/** labr.global: 281.0 **/
** Topic: Child Slave Labr Growing In Africa **
** Written 9:39 PM Aug 11, 1997 by labornews in cdp:labr.global **
From: Institute for Global Communications <labornews@igc.apc.org>
August 10, 1997 New York Times
Child Slave Trade in Africa Highlighted by Arrests
[L] AGOS, Nigeria -- Three recent arrests have cast a spotlight on what authorities say is a growing slave trade in children in this region of West Africa.
In neighboring Benin, police said that in July they had rescued more than 100 children who were being transported to Nigeria, on their way to central Africa to be sold.
Police in Porto-Novo, Benin's capital, said they had been alerted that three men were trying to find buses to take a group of 90 children to Lagos, Nigeria's main port city.

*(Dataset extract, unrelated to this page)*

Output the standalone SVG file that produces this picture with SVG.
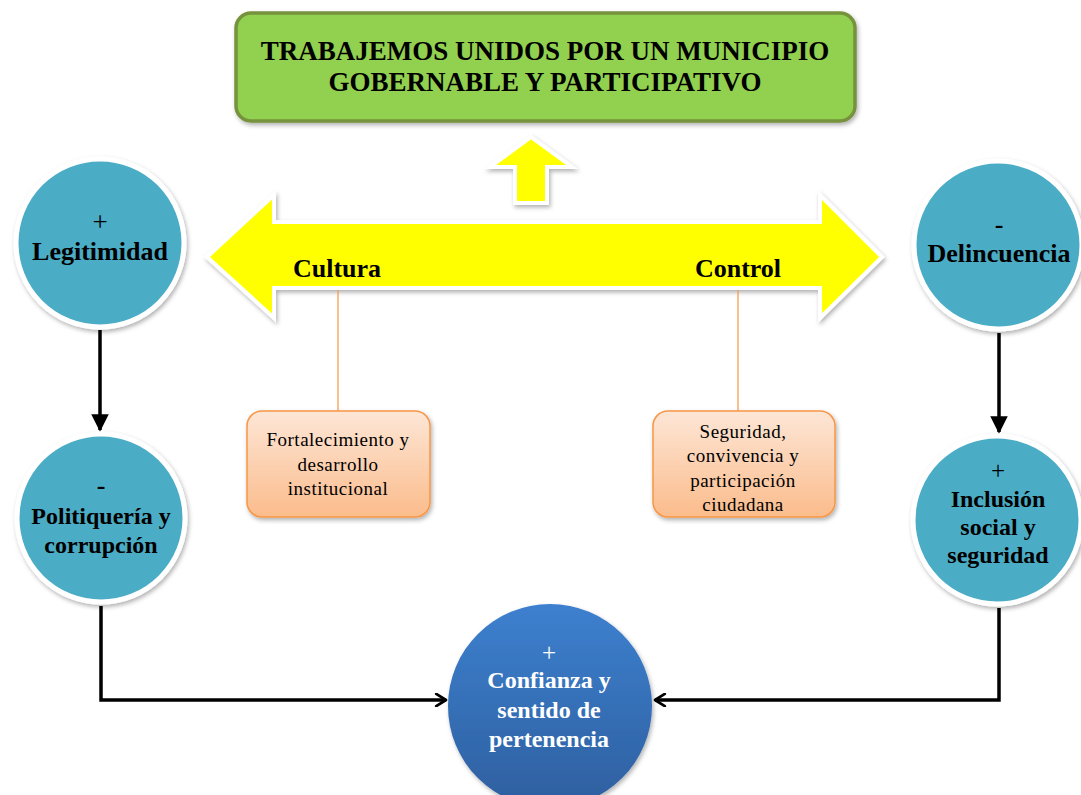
<svg xmlns="http://www.w3.org/2000/svg" width="1081" height="795" viewBox="0 0 1081 795">
<style>
.bold{font-family:"Liberation Serif","Times New Roman",serif;font-weight:bold;fill:#000;text-anchor:middle}
.reg{font-family:"Liberation Serif","Times New Roman",serif;fill:#000;text-anchor:middle}
.teal{fill:#4bacc6;stroke:#fff;stroke-width:5}
.obox{stroke:#f79646;stroke-width:1.5;fill:url(#og)}
.conn{stroke:#000;stroke-width:3.5;fill:none}
.yel{fill:#ffff00;stroke:#fff;stroke-width:4;stroke-linejoin:miter}
.wt{fill:#fff}
</style>
<defs>
<filter id="sh" x="-10%" y="-10%" width="125%" height="125%">
<feDropShadow dx="1.5" dy="2.5" stdDeviation="2" flood-color="#000" flood-opacity="0.3"/>
</filter>
<linearGradient id="og" x1="0" y1="0" x2="0" y2="1">
<stop offset="0" stop-color="#fde6d6"/>
<stop offset="1" stop-color="#fbbc8c"/>
</linearGradient>
<linearGradient id="bg" x1="0" y1="0" x2="0" y2="1">
<stop offset="0" stop-color="#3d80cf"/>
<stop offset="1" stop-color="#2e5f9f"/>
</linearGradient>
<marker id="tri" viewBox="0 0 10 10" refX="9" refY="5" markerWidth="5" markerHeight="5" orient="auto" markerUnits="strokeWidth">
<path d="M0,0 L10,5 L0,10 Z" fill="#000"/>
</marker>
<marker id="chev" viewBox="0 0 12 12" refX="10" refY="6" markerWidth="4.2" markerHeight="4.2" orient="auto" markerUnits="strokeWidth">
<path d="M2,1 L10,6 L2,11" fill="none" stroke="#000" stroke-width="2.2" stroke-linecap="round" stroke-linejoin="round"/>
</marker>
</defs>
<rect width="1081" height="795" fill="#fff"/>

<g id="title">
<rect x="236" y="13" width="619" height="108" rx="15" fill="#92d050" stroke="#76923c" stroke-width="3.5" filter="url(#sh)"/>
<text class="bold" x="545" y="60" font-size="27">TRABAJEMOS UNIDOS POR UN MUNICIPIO</text>
<text class="bold" x="545" y="91" font-size="27">GOBERNABLE Y PARTICIPATIVO</text>
</g>

<g id="up-arrow">
<path class="yel" filter="url(#sh)" d="M531,137 L572,167 L547,167 L547,203 L515,203 L515,167 L490,167 Z"/>
</g>

<g id="double-arrow">
<path class="yel" filter="url(#sh)" d="M207,257 L274,195 L274,222 L820,222 L820,195 L882,257 L820,318 L820,288 L274,288 L274,318 Z"/>
<text class="bold" x="337" y="277" font-size="26">Cultura</text>
<text class="bold" x="738" y="277" font-size="26">Control</text>
</g>

<g id="connectors">
<line x1="338" y1="290" x2="338" y2="411" stroke="#f79646" stroke-width="1.2"/>
<line x1="738" y1="290" x2="738" y2="411" stroke="#f79646" stroke-width="1.2"/>
<line class="conn" x1="100" y1="330" x2="100" y2="430" marker-end="url(#tri)"/>
<line class="conn" x1="999" y1="333" x2="999" y2="432" marker-end="url(#tri)"/>
<path class="conn" d="M101,606 L101,700 L446,700" marker-end="url(#chev)"/>
<path class="conn" d="M999,608 L999,700 L655,700" marker-end="url(#chev)"/>
</g>

<g id="legitimidad">
<circle class="teal" cx="100" cy="243" r="84" filter="url(#sh)"/>
<text class="reg" x="100" y="231" font-size="27">+</text>
<text class="bold" x="100" y="260" font-size="26">Legitimidad</text>
</g>

<g id="delincuencia">
<circle class="teal" cx="998" cy="245" r="84" filter="url(#sh)"/>
<text class="bold" x="999" y="233" font-size="26">-</text>
<text class="bold" x="999" y="262" font-size="26">Delincuencia</text>
</g>

<g id="politiqueria">
<circle class="teal" cx="101" cy="518" r="84" filter="url(#sh)"/>
<text class="bold" x="101" y="494" font-size="26">-</text>
<text class="bold" x="101" y="524" font-size="24">Politiquería y</text>
<text class="bold" x="101" y="553" font-size="24">corrupción</text>
</g>

<g id="inclusion">
<circle class="teal" cx="997" cy="520" r="84" filter="url(#sh)"/>
<text class="reg" x="998" y="479" font-size="25">+</text>
<text class="bold" x="998" y="507" font-size="24">Inclusión</text>
<text class="bold" x="998" y="535" font-size="24">social y</text>
<text class="bold" x="998" y="563" font-size="24">seguridad</text>
</g>

<g id="confianza">
<circle cx="550" cy="706" r="102" fill="url(#bg)" filter="url(#sh)"/>
<text class="reg wt" x="549" y="661" font-size="25">+</text>
<text class="bold wt" x="549" y="688" font-size="24">Confianza y</text>
<text class="bold wt" x="549" y="718" font-size="24">sentido de</text>
<text class="bold wt" x="549" y="747" font-size="24">pertenencia</text>
</g>

<g id="fortalecimiento">
<rect class="obox" x="247" y="411" width="183" height="106" rx="15" filter="url(#sh)"/>
<text class="reg" x="338" y="446" font-size="19" letter-spacing="0.5">Fortalecimiento y</text>
<text class="reg" x="338" y="471" font-size="19" letter-spacing="0.5">desarrollo</text>
<text class="reg" x="338" y="495" font-size="19" letter-spacing="0.5">institucional</text>
</g>

<g id="seguridad">
<rect class="obox" x="653" y="411" width="182" height="106" rx="15" filter="url(#sh)"/>
<text class="reg" x="743" y="438" font-size="19" letter-spacing="0.5">Seguridad,</text>
<text class="reg" x="743" y="462" font-size="19" letter-spacing="0.5">convivencia y</text>
<text class="reg" x="743" y="487" font-size="19" letter-spacing="0.5">participación</text>
<text class="reg" x="743" y="511" font-size="19" letter-spacing="0.5">ciudadana</text>
</g>
</svg>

They said they had arrested the three men, two of them from Benin and one from Nigeria.
A few days earlier, Benin's government-owned daily newspaper, La Nation, reported that a group of 42 children had been rescued by police in similar circumstances in another Benin city, Cotonou.
Trading in children is a common practice in both Benin and Nigeria.
There are frequent reports in Nigeria of boatloads of children being stopped along the country's long coastline on their way to central Africa, though there is little information about what their fate is when they arrive. Child welfare organizations have documented that some of these children end up in Nigerian households as unpaid laborers known as "house helps."
The child welfare groups believe well-organized criminal rings are involved.
Abdul Mohammed, who runs the Child Welfare League of Nigeria, said that well-dressed traders travel to poor rural areas in Benin and offer parents money, from $20 to $40, in exchange for their children, promising that the ones they take away will end up rich and successful.
"These people who go to the villages are seen as affluent people, so they easily convince the villagers that the child will be better off if they go with them," he said. "The parents pray that their children will be better off and have no idea that the visitors have evil intentions." The children, as young as 8, are forced to work without pay as cleaners or traders, and some are forced to work as prostitutes. They are often poorly fed, abused and made to work long hours.
Mohammed has a photograph album with pictures of some of the children his group has rescued from the homes of their owners and, in the case of those who have run away, from the streets. One photo showed a girl with a scar left by a severe burn down her back. The girl told him, he said, that hot oil had been poured on her as punishment.
"Sometimes it is quite disturbing," he said. "We have had cases of children being made to sleep next to the toilet every night. Some are sent out on the streets as prostitutes."
He cited the case of a 13-year-old girl named Chizoba, who was a house servant in Lagos. Her owner would tie her down to keep her from running away.
"I asked the woman if she would tie her own child down like that," Mohammed said, "and she couldn't answer."
In another case, a 9-year-old girl named Kasarachi served a family with four children. She started her day at dawn, she said, by sweeping the house and washing the dishes before the children woke up. When they awakened, she would help them get ready for school.
Her next duty was to finish cleaning the house and then to tend the mother's market stall until the children returned from school.
Kasarachi would help the children undress and bathe and wash their clothes. When the mother came back from the market, the child would wash the woman's clothes too. The servant's day usually ended at 1 a.m.
The worst thing, she said, was not the long hours but that she was treated differently from the other children. They would eat two meals a day but she was allowed only one.
"I would work late, but the woman would beat me every day," she said. "Then her children would laugh and hit me too," she added, sobbing. Many educated Nigerians tolerate and perpetuate the practice of using small children as unpaid workers and some justify it by saying that the children are better off with them than they would be in their villages.